The head of the Metropolitan Police, Sir Paul Stephenson, has urged gays and lesbians to report homophobic crimes.
Speaking at a press briefing today, he admitted that the police had got it wrong in the past.
A Stonewall survey from last year found that three out of four lesbian and gay people who had been a victim of a hate crime did not report it to police.
Of these, a third said they felt police would not or could not do anything about the incident.
Figures released last week by the Metropolitan Police showed a 13.5 per cent rise in homophobic hate crimes reported across London.
Between June 2008 and the end of last month, 1,123 incidents were reported, compared with 989 the previous year.
Sir Paul said: “Part of that rise will be more confidence. Part of it will not.
“Stonewall has actually said part of this rise is [due] to people in the gay community having more faith.”

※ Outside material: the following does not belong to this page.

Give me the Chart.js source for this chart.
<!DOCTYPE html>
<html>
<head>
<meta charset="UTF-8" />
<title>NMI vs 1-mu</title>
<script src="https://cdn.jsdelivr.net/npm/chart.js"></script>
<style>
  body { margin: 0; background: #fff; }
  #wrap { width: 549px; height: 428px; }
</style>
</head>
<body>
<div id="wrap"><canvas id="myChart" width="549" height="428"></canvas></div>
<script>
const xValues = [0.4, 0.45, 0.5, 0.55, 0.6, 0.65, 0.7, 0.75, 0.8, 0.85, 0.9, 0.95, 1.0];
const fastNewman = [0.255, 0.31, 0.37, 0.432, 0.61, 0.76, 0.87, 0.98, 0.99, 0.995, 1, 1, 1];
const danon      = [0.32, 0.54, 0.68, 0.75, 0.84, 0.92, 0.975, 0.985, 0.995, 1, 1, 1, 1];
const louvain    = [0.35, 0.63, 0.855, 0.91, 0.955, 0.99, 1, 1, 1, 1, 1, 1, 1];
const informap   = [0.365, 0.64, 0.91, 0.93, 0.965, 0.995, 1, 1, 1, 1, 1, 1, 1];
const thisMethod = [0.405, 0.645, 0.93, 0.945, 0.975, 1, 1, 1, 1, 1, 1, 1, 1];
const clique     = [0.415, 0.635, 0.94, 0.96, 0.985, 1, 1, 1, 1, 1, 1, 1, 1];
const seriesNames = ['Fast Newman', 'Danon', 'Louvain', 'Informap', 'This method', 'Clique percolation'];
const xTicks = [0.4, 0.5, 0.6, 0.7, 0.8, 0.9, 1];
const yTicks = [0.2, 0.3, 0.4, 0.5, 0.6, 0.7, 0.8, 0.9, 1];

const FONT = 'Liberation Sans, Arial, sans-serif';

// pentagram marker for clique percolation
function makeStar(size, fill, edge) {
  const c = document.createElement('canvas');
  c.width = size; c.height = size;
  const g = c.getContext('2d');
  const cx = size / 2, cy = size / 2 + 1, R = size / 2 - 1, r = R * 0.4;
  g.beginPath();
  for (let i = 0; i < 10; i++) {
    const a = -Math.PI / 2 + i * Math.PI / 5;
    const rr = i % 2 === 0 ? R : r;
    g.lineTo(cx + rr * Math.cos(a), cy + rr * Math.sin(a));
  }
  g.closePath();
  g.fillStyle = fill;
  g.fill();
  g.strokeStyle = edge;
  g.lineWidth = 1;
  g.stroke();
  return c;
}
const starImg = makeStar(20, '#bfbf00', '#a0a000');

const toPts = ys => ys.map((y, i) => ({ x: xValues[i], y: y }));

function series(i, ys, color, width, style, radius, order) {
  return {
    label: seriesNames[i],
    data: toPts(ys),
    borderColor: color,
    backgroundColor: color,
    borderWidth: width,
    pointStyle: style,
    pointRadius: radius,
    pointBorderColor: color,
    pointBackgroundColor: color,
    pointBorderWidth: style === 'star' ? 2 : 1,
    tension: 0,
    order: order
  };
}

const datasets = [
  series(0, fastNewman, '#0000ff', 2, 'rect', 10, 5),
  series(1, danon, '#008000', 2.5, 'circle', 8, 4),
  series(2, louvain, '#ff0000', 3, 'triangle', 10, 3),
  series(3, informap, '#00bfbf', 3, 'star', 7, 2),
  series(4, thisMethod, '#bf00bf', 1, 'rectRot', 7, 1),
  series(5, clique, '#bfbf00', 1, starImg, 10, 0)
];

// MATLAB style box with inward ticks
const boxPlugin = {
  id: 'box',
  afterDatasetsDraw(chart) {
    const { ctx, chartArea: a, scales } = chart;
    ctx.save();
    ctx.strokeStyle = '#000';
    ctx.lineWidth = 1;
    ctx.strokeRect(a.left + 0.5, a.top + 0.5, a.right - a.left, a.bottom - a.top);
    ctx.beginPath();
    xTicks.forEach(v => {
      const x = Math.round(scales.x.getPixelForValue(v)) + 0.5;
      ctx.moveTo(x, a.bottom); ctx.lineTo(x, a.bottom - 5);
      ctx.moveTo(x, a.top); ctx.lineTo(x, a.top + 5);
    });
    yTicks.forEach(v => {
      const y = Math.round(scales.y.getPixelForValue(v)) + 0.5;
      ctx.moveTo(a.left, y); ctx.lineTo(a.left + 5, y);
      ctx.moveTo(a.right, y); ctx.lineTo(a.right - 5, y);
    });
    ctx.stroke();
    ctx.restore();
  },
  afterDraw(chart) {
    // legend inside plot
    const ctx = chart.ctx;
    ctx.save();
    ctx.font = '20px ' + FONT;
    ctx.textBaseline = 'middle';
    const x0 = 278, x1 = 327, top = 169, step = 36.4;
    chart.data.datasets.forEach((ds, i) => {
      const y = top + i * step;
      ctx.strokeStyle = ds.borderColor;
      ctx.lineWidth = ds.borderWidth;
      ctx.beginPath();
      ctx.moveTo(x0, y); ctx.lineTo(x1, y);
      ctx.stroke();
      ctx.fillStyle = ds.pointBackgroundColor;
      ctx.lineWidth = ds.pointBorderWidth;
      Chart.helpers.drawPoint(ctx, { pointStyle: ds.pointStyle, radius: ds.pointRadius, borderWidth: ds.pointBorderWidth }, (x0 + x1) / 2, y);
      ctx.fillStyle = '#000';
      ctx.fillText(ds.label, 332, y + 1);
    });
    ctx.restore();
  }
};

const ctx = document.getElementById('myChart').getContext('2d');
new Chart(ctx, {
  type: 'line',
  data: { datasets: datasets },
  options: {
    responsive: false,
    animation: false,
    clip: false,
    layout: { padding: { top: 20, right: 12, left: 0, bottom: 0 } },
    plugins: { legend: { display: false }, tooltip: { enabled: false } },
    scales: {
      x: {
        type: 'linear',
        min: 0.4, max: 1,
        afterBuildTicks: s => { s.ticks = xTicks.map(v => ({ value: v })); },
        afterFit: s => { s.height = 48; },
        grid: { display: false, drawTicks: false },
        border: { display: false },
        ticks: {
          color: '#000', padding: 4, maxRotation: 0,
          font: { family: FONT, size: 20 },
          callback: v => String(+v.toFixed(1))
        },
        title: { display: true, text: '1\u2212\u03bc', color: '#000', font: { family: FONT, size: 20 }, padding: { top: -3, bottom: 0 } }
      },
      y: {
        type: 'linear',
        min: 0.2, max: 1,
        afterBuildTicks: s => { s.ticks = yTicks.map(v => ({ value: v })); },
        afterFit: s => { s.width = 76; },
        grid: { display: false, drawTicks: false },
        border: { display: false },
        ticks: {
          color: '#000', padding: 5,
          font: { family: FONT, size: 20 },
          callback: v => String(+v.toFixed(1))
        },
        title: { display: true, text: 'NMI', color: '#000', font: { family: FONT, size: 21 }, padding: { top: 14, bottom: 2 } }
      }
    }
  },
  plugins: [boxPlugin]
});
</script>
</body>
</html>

On criticisms that gay people will not report hate crimes for fear of not being taken seriously, he said: “Did we come from a position historically when we didn’t take hate crimes seriously across the board? Yes. But we take them much more seriously now. What our ambition is is to convince the community to tell us what is going on.
“Do I think hate crimes are still going unreported? Absolutely, absolutely.

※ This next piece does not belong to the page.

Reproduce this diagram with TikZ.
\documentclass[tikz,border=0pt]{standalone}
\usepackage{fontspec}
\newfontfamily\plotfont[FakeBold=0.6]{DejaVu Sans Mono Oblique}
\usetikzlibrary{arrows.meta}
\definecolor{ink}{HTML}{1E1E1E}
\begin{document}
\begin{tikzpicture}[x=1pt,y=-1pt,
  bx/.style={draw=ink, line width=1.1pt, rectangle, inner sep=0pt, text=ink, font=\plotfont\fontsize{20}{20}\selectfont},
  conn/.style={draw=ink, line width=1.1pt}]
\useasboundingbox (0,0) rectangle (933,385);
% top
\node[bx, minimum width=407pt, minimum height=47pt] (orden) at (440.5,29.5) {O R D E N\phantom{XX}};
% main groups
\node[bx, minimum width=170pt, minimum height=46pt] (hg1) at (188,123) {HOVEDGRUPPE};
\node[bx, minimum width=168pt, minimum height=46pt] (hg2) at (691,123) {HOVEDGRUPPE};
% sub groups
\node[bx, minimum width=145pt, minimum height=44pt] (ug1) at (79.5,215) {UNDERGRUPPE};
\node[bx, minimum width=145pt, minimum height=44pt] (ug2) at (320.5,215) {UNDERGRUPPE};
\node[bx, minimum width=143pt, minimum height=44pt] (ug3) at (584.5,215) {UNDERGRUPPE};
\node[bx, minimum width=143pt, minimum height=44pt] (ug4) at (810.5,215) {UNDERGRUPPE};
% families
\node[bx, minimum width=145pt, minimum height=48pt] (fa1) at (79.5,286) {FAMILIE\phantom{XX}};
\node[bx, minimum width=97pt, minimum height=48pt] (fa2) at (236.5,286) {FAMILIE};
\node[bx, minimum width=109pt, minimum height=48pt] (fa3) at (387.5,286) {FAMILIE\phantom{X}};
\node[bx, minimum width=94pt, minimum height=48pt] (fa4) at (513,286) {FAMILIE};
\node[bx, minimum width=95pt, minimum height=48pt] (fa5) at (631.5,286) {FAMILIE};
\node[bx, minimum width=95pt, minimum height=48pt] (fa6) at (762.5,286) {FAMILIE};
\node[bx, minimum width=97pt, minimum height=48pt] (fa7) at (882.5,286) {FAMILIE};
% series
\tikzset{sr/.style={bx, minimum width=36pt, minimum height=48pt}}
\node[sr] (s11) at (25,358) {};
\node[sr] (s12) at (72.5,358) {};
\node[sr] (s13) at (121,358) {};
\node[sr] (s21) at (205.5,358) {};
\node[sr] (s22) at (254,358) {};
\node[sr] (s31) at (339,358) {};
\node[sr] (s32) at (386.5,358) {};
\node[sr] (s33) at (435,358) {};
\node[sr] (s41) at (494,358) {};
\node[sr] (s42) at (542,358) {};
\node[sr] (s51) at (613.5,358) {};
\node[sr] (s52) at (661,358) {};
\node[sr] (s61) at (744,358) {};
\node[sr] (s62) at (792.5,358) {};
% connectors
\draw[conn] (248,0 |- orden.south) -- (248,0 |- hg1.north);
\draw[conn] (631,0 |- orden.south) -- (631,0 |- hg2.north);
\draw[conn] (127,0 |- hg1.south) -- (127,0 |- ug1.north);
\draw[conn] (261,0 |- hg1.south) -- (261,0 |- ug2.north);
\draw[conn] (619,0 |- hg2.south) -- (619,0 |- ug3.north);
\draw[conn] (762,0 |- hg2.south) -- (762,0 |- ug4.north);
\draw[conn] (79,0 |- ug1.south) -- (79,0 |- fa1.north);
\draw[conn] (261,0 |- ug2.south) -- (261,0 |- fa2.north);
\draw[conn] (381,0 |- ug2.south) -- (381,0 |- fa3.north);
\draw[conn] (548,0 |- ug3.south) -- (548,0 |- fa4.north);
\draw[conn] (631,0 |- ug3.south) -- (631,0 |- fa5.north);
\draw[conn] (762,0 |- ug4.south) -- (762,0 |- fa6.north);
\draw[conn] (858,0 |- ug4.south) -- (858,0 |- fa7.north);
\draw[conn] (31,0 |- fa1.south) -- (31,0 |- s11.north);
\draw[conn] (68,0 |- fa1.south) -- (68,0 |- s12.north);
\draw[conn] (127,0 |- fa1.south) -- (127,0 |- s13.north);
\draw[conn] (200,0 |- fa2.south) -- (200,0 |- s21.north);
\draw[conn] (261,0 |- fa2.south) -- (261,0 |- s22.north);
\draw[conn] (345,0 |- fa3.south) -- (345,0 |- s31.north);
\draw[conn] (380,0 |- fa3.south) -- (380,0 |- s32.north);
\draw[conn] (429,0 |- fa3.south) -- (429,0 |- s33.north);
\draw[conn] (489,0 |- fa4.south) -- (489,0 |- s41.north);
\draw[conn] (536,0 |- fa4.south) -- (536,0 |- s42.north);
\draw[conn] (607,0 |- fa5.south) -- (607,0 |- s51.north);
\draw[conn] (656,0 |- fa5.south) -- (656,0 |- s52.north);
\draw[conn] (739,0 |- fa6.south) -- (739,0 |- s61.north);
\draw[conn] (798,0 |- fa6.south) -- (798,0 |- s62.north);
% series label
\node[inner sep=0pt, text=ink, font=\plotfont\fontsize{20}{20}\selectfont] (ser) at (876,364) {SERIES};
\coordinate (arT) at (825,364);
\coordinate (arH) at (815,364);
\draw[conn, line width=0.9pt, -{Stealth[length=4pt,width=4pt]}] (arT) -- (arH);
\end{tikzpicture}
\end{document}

“There has always been under-reporting of crime, particularly sex crime. We know there’s been massive under-reporting of that offence for many many years. And that’s because victims felt further victimised and traumatised not just by the criminal justice system but also the police. We have improved what we do dramatically.”

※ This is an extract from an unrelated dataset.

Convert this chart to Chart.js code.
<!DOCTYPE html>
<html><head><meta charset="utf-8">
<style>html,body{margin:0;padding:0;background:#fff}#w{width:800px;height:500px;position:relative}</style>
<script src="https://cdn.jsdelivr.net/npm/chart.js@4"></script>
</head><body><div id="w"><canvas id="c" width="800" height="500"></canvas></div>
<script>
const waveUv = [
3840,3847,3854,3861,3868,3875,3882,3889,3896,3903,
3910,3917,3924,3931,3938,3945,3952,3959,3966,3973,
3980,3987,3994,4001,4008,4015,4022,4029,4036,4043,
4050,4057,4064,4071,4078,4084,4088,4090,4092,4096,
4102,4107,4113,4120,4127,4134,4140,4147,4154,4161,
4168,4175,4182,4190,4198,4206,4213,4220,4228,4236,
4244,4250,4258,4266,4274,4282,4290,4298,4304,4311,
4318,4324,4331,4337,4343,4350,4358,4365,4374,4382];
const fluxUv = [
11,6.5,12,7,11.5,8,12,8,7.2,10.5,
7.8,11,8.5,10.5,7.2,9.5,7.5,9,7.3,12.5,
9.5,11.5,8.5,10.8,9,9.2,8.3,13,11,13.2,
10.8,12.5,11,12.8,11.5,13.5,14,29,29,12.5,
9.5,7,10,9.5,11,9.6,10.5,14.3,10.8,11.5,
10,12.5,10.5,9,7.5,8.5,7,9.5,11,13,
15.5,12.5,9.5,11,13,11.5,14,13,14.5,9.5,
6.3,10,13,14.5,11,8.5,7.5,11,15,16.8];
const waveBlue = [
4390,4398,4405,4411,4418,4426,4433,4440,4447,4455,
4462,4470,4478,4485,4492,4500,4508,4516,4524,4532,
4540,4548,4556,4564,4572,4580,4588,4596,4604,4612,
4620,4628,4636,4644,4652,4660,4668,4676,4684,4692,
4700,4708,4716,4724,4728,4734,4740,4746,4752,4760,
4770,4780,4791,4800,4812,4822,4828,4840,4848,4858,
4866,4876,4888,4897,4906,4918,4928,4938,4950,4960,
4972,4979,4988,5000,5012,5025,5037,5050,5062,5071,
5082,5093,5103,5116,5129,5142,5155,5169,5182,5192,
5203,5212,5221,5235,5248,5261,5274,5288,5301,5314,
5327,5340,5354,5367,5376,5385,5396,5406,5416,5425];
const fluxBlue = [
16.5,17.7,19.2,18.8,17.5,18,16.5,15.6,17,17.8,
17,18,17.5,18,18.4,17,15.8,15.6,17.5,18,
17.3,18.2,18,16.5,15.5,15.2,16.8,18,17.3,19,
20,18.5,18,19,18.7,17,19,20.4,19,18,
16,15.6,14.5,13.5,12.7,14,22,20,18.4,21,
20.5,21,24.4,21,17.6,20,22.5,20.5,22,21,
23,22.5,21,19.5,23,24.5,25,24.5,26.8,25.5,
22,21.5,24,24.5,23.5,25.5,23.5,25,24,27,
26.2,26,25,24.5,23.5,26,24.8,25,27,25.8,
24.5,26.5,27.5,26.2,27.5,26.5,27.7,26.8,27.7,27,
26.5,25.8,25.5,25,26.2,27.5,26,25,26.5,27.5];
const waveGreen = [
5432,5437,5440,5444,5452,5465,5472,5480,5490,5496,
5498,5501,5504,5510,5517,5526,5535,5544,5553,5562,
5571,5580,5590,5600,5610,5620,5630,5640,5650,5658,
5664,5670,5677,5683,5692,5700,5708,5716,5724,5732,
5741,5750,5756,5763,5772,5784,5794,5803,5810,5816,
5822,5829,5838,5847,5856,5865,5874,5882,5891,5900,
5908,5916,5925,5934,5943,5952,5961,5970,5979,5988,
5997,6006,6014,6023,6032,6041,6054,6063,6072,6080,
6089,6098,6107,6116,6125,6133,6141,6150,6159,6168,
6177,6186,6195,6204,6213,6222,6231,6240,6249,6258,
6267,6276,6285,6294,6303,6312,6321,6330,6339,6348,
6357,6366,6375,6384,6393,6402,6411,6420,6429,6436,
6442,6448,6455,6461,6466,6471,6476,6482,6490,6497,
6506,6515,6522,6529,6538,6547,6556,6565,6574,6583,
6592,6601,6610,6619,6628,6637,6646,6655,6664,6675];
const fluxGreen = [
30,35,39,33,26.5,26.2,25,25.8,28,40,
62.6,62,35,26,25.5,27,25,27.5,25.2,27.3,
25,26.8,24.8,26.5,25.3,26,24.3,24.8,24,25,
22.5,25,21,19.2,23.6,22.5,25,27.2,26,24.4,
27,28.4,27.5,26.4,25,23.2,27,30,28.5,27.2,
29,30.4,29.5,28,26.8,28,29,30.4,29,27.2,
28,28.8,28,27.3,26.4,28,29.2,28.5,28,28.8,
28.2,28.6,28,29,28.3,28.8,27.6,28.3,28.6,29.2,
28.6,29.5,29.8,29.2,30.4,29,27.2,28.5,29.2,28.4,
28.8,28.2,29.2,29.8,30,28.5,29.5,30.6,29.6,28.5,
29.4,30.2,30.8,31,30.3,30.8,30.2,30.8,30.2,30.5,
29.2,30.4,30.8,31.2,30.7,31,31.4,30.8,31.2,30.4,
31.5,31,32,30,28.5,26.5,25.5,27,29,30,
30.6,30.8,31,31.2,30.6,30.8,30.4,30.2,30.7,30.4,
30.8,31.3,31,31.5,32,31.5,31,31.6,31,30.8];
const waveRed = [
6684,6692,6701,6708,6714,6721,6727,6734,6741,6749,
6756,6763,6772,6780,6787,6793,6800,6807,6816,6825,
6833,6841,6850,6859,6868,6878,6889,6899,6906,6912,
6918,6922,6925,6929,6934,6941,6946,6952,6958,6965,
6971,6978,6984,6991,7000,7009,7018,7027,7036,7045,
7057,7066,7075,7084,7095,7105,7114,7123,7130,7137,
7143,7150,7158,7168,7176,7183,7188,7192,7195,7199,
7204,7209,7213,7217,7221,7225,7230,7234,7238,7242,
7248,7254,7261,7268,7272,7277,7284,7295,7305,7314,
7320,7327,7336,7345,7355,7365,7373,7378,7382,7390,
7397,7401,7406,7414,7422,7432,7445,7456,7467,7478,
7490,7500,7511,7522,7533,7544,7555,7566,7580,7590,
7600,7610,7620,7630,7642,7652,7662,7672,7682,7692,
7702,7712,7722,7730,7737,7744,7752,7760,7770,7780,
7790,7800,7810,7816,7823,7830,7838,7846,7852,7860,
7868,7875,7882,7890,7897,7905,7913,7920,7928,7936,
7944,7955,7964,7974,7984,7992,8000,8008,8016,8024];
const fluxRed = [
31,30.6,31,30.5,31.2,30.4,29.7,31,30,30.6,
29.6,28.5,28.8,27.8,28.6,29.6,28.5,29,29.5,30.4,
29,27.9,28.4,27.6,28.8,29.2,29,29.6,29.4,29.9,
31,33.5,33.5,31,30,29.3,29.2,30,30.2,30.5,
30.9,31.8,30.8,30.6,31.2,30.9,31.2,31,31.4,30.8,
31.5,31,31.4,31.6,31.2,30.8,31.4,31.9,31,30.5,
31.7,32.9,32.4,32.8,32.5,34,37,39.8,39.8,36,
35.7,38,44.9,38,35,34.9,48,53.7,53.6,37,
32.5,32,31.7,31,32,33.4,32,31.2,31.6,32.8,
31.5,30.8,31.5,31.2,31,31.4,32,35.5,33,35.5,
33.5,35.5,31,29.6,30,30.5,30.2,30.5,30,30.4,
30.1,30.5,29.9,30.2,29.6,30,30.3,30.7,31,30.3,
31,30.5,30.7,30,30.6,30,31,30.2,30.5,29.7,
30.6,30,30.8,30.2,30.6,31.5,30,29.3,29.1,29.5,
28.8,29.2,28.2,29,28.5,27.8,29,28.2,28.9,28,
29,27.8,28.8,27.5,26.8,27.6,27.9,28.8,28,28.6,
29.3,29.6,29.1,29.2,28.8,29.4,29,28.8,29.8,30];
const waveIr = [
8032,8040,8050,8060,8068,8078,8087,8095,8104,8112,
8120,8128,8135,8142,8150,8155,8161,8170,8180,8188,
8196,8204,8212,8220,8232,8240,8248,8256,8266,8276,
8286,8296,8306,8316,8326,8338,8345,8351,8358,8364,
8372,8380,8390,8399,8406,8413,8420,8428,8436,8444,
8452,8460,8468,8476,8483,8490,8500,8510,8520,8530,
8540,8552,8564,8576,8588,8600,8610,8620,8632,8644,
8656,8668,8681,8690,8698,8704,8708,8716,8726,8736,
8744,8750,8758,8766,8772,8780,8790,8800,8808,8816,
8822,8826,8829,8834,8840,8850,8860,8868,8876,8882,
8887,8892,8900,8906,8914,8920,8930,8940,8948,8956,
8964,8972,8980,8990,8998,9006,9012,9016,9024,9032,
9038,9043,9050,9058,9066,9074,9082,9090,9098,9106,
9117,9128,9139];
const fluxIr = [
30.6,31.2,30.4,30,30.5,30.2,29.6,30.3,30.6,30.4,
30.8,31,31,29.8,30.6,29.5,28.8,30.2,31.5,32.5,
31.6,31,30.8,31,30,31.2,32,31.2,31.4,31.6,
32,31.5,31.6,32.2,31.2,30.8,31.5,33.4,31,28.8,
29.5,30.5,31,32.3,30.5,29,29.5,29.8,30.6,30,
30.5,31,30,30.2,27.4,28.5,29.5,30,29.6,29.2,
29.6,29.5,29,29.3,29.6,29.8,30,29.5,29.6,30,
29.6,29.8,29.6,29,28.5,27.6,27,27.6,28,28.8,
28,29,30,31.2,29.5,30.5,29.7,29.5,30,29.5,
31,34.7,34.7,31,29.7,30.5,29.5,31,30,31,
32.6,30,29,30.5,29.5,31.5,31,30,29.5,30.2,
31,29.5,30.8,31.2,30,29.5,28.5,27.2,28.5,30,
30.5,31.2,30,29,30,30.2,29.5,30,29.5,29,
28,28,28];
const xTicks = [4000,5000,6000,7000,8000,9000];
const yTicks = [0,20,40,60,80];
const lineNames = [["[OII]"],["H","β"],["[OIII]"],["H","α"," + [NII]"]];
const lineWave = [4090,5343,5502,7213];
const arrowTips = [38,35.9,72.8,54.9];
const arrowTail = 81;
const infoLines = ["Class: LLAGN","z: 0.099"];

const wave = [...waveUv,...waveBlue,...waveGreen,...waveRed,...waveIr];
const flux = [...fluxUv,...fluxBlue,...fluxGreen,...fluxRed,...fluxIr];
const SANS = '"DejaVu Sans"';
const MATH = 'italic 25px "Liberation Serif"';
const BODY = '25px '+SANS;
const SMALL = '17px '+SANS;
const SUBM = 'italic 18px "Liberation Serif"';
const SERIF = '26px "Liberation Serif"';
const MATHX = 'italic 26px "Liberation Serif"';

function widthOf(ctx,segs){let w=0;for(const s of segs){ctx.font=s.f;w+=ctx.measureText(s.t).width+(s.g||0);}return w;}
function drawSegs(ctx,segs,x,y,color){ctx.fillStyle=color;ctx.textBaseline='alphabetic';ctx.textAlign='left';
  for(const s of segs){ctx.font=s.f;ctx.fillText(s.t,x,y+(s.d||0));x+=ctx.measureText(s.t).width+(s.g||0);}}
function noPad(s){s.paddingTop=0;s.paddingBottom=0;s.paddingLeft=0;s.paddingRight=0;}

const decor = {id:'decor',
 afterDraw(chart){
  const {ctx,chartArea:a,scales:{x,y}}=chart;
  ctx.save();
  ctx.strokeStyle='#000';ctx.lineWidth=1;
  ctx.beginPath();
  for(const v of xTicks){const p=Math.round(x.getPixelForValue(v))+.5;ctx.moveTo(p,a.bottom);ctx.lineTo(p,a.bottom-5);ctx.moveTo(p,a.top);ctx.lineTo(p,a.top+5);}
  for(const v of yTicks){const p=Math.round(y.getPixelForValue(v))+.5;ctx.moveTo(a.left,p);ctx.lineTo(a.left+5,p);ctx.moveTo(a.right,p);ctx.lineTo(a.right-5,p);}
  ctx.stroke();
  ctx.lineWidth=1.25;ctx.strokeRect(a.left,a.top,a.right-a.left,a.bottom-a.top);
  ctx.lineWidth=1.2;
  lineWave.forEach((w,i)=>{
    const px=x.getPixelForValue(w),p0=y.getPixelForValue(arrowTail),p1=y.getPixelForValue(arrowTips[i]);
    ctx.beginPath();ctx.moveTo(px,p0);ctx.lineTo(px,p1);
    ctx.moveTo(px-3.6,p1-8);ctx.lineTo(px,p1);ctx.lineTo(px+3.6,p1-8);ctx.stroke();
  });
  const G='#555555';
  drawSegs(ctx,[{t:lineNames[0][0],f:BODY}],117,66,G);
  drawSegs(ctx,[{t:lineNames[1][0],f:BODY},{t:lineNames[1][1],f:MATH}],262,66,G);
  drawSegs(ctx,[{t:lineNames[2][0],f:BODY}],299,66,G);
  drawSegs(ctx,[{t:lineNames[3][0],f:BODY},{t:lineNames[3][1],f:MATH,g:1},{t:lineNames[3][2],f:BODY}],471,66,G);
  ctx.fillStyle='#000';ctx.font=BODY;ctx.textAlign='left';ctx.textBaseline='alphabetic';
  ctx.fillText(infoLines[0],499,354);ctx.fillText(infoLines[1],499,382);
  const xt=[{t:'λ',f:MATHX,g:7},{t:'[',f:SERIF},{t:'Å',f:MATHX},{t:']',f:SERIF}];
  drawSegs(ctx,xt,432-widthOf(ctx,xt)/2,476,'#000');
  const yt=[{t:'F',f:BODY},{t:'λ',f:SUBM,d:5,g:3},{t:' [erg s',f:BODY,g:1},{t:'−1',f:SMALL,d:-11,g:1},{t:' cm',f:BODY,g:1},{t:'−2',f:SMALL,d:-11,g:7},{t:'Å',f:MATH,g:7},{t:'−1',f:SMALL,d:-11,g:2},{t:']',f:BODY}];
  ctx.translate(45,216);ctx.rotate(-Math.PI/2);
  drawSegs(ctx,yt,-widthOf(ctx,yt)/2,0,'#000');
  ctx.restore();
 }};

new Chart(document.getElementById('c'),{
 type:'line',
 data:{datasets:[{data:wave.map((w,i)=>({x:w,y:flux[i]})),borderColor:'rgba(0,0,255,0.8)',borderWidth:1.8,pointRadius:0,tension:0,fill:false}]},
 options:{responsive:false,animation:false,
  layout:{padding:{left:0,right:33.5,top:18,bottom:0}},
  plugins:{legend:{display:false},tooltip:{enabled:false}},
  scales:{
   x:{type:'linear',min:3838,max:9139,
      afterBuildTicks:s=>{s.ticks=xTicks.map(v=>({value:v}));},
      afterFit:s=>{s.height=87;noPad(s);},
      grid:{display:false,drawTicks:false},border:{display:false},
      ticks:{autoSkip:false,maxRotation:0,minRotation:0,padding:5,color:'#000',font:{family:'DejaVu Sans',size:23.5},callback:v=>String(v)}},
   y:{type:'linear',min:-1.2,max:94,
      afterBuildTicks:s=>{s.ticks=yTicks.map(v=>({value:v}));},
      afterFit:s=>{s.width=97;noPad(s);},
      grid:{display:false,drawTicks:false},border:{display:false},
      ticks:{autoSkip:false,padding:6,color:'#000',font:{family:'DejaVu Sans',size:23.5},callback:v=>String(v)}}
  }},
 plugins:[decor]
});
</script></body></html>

On the issue of tensions between the gay community and those of other cultures or faiths, he likened the problem to that of dealing with honour-killings
He said: It’s about dealing with a very sensitive issue, but remembering that we have a job to do. That’s how we’re going to deal with it – with sensitivity. But we won’t be backing off from what we’re supposed to be doing. My duty hasn’t changed in 34 years – I am here to serve and protect.
“Should we be clumsy about these things? No but we shouldn’t back off from doing them. It’s about what does the law say, what’s our duty and then doing it with as much appropriate sensitivity as we can.”